> **The request**
Note how many lines hold the string "this" and give that number without any other words.

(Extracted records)

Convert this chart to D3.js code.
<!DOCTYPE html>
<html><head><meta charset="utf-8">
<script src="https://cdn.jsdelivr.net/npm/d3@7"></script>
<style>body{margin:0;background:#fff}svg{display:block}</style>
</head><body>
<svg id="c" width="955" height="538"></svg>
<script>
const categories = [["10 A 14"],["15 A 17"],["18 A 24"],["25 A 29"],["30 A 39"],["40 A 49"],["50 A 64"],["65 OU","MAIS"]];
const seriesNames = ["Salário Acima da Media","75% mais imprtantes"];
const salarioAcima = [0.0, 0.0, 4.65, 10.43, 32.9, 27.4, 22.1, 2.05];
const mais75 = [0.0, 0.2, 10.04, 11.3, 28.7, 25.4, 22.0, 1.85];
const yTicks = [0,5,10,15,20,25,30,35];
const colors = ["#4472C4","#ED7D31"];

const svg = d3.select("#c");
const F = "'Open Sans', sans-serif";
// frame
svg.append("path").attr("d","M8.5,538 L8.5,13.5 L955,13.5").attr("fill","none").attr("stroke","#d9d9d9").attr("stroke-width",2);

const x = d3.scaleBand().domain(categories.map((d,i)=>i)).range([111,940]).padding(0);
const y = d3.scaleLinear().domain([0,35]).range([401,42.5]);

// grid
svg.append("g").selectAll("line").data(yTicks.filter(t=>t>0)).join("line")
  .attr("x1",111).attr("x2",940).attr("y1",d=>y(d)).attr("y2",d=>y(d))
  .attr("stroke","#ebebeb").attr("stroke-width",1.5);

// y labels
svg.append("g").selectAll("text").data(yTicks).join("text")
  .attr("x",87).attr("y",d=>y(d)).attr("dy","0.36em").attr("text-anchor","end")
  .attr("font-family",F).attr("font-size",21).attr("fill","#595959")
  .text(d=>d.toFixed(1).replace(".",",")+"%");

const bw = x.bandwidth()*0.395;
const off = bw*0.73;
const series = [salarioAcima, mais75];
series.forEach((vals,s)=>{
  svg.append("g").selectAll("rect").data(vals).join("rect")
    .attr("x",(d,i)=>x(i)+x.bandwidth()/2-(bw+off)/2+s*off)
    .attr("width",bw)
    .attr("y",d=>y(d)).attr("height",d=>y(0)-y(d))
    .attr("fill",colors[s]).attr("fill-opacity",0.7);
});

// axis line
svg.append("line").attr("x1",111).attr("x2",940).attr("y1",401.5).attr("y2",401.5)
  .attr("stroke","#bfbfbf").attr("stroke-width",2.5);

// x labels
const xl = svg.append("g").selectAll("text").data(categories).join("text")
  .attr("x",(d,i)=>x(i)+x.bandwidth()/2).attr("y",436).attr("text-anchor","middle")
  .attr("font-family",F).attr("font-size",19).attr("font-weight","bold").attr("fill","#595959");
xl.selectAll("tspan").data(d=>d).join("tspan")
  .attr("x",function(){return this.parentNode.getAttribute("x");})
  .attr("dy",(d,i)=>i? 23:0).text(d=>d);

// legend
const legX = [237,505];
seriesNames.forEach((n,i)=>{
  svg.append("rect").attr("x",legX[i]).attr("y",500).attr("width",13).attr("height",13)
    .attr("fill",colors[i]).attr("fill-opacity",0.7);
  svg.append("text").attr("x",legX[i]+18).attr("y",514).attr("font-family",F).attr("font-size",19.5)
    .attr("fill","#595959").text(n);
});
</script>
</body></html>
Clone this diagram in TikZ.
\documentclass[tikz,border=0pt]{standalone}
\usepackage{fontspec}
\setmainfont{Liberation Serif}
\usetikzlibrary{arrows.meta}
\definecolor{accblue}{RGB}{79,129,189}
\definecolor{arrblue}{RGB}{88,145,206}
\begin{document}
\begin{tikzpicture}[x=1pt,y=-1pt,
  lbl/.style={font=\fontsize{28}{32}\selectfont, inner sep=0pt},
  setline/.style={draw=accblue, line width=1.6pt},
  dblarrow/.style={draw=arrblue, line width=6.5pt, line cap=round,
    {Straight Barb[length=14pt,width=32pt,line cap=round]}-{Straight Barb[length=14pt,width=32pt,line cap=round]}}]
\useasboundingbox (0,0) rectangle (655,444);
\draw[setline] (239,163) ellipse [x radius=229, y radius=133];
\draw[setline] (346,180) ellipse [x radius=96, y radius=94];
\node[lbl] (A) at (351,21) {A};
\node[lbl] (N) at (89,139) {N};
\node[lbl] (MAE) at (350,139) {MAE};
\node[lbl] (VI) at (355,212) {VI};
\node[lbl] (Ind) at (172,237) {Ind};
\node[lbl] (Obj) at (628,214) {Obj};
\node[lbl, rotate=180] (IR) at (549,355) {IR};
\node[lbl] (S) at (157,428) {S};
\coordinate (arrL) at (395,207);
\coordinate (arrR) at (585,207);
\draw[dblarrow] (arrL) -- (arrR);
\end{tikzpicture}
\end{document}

> **Task response**
3